Start of Entries supplied

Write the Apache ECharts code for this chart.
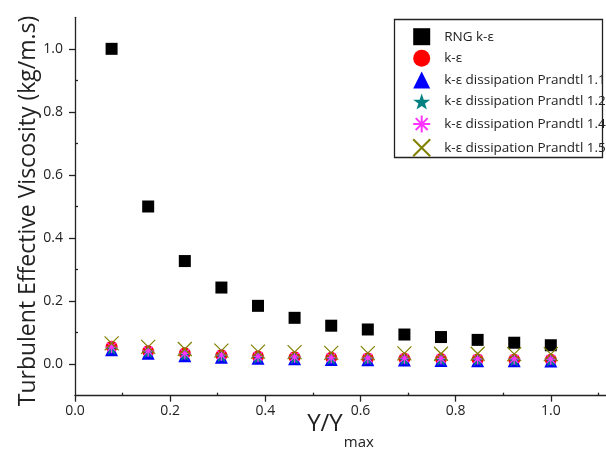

End of Entries supplied
Start of Entries supplied

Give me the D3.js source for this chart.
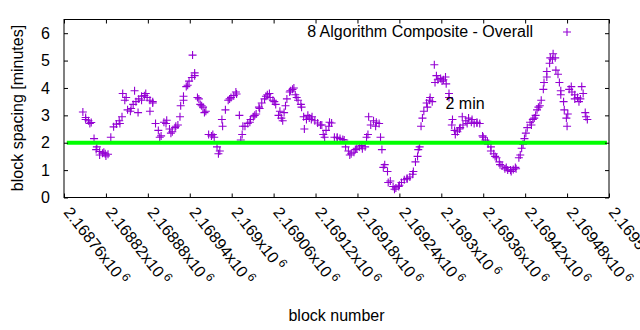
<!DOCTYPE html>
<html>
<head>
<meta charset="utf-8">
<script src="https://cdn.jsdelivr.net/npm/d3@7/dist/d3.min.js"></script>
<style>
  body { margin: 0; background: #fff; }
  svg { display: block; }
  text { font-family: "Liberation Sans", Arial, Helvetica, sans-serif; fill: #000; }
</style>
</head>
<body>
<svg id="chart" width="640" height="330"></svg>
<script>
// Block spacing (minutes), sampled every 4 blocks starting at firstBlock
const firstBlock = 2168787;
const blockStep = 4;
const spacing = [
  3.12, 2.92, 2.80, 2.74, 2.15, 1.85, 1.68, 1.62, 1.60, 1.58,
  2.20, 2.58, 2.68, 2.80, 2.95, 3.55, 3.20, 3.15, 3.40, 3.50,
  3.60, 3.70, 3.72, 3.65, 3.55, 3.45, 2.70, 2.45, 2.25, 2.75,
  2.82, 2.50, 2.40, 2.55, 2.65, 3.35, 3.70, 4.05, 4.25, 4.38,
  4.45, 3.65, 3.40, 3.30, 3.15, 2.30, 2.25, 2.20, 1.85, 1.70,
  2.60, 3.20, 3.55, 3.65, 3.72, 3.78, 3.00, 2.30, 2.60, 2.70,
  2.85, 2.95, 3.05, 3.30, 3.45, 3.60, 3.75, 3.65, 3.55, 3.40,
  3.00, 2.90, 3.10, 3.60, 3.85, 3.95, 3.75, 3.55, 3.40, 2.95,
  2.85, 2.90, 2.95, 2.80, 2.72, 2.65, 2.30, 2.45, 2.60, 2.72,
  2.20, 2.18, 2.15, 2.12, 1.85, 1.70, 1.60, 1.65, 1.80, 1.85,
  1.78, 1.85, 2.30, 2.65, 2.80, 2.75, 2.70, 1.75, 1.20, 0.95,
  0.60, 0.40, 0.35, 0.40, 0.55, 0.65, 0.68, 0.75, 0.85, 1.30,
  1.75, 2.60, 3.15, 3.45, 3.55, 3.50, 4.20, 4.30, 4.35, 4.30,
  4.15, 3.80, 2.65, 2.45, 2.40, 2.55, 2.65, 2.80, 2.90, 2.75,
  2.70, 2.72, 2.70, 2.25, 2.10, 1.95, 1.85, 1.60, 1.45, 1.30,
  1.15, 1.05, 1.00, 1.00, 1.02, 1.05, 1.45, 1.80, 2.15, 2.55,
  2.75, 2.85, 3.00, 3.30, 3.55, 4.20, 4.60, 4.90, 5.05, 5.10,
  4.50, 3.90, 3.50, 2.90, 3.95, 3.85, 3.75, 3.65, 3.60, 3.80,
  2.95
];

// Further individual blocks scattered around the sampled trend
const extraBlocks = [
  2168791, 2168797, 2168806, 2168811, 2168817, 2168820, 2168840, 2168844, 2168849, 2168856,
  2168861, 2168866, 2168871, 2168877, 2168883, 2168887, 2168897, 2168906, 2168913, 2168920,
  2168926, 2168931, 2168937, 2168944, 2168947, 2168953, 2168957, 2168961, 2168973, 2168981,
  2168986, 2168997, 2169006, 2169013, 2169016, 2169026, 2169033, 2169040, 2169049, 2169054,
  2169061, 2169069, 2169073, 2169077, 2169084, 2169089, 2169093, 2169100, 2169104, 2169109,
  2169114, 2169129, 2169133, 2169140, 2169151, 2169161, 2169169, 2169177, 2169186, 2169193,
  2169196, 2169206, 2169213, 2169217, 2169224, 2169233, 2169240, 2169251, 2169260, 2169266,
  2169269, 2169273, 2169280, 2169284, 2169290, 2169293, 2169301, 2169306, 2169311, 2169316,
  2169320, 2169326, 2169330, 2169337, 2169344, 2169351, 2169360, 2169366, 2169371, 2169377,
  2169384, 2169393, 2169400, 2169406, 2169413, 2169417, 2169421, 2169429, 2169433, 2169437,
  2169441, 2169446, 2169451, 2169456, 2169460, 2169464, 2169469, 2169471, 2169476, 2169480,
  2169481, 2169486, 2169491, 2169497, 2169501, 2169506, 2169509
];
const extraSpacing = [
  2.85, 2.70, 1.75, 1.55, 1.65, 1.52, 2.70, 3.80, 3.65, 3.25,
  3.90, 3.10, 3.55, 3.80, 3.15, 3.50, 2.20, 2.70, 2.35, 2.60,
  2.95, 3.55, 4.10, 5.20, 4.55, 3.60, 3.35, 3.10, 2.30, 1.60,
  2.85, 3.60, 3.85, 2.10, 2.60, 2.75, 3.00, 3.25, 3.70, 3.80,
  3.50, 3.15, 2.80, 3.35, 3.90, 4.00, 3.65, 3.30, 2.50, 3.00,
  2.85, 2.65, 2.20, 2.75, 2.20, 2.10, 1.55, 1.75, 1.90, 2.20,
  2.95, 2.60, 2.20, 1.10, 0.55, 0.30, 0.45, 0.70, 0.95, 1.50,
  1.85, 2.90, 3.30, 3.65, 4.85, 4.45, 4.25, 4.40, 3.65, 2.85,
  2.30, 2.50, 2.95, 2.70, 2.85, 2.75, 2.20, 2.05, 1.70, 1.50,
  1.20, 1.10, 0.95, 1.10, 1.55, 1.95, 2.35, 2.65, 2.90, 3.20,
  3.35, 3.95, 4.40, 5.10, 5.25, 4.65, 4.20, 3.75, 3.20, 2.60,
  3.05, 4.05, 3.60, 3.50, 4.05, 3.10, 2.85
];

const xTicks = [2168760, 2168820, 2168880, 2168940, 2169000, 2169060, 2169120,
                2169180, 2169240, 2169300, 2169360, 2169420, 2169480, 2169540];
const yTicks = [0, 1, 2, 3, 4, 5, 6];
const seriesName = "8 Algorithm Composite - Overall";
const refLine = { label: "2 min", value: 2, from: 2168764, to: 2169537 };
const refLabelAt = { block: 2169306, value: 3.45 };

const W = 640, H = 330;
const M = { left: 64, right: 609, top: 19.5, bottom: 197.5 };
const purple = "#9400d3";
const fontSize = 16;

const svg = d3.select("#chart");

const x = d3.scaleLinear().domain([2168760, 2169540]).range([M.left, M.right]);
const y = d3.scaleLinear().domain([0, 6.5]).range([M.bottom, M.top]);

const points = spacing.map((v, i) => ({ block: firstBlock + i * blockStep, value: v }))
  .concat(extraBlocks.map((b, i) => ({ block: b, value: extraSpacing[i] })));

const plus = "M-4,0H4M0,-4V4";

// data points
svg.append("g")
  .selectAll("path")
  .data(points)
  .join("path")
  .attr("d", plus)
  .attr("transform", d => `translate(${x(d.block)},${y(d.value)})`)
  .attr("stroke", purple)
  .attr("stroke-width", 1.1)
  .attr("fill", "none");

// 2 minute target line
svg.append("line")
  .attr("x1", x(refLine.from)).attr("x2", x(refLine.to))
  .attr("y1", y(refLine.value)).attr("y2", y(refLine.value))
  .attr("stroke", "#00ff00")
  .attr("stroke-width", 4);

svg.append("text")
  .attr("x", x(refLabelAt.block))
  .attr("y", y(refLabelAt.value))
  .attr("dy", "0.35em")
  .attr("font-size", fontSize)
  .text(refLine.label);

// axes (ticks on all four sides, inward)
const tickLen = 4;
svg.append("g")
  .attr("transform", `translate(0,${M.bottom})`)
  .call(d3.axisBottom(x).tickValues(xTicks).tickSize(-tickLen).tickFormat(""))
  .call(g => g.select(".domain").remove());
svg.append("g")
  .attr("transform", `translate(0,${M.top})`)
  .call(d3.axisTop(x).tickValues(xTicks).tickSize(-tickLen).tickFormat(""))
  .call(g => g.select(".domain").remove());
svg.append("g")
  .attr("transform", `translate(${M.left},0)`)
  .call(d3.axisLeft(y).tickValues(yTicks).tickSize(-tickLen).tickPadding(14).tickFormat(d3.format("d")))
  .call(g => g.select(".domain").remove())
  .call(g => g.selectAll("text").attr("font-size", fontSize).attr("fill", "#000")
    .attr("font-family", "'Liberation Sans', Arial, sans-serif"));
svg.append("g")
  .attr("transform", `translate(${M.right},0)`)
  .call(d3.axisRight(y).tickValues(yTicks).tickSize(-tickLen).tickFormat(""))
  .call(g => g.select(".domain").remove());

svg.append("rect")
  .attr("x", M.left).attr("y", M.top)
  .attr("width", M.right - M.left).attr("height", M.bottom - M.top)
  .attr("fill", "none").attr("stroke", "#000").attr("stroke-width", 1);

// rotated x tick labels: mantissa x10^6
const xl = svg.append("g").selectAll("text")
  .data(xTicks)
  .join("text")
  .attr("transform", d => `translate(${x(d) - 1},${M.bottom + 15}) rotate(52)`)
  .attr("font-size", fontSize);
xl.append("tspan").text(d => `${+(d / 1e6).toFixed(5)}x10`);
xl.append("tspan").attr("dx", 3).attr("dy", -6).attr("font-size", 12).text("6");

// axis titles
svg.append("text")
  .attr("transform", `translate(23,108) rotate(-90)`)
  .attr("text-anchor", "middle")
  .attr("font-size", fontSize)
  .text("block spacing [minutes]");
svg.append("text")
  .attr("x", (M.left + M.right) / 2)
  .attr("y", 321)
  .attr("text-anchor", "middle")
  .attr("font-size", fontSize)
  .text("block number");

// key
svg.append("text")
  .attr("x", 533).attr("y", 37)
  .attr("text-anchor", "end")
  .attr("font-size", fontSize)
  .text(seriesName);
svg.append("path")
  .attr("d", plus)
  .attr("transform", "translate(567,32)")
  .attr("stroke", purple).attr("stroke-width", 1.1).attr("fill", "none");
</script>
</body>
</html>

End of Entries supplied

**What the exercise asks:** Identify each line in the entries with the word "this" and copy it.

**Result:**
Write the Apache ECharts code for this chart.
Give me the D3.js source for this chart.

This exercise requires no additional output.